Extract everything from the first line through the line with "y_ticks = [0, 5, 10, 15, 20, 25, 30, 35, 40]", both ends included, except for any pictures.

================================

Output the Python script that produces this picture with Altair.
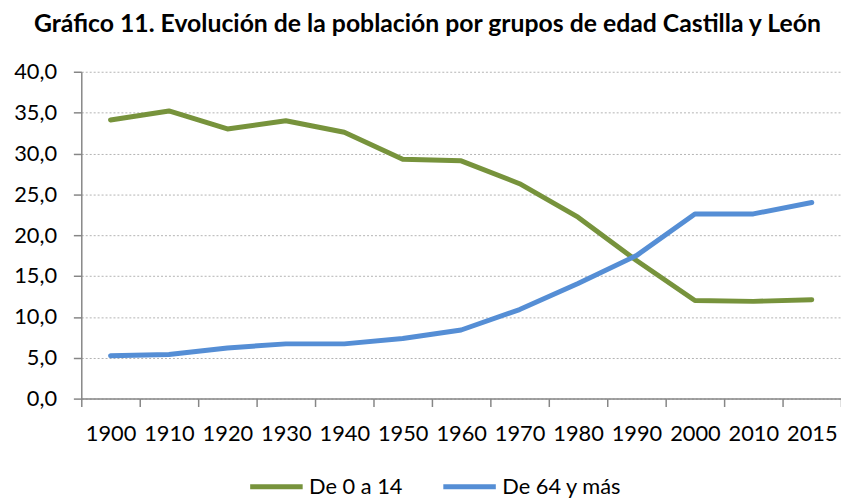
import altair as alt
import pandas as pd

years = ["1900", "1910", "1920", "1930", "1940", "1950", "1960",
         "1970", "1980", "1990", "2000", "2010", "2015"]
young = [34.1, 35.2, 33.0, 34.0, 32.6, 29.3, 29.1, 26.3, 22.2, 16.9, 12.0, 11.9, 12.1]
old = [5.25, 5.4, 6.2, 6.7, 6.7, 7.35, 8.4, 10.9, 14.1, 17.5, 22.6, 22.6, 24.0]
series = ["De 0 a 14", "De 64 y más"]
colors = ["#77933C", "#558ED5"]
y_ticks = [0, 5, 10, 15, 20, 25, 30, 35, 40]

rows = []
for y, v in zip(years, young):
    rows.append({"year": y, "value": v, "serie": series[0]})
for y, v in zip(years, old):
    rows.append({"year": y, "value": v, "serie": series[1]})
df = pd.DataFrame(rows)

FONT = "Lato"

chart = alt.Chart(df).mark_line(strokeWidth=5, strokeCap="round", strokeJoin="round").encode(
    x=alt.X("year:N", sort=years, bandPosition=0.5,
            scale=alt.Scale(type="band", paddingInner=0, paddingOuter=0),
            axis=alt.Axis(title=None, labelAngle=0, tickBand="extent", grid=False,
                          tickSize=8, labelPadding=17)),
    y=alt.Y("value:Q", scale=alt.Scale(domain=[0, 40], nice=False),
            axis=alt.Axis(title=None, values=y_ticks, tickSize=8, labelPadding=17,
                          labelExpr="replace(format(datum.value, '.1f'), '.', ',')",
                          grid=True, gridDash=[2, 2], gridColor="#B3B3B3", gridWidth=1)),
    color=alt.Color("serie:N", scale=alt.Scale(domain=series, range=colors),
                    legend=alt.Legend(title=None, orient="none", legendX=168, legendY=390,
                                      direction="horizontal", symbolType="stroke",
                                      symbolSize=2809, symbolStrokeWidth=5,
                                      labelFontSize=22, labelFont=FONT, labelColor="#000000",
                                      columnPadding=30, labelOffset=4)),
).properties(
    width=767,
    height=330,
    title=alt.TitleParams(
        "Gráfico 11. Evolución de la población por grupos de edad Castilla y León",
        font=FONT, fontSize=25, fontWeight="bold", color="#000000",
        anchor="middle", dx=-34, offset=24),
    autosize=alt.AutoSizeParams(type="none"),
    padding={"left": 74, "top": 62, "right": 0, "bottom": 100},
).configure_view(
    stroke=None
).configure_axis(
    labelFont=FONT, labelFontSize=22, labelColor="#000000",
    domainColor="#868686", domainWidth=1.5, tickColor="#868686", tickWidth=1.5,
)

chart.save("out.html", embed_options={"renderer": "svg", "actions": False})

================================

> **Full answer**
Output the Python script that produces this picture with Altair.
import altair as alt
import pandas as pd

years = ["1900", "1910", "1920", "1930", "1940", "1950", "1960",
         "1970", "1980", "1990", "2000", "2010", "2015"]
young = [34.1, 35.2, 33.0, 34.0, 32.6, 29.3, 29.1, 26.3, 22.2, 16.9, 12.0, 11.9, 12.1]
old = [5.25, 5.4, 6.2, 6.7, 6.7, 7.35, 8.4, 10.9, 14.1, 17.5, 22.6, 22.6, 24.0]
series = ["De 0 a 14", "De 64 y más"]
colors = ["#77933C", "#558ED5"]
y_ticks = [0, 5, 10, 15, 20, 25, 30, 35, 40]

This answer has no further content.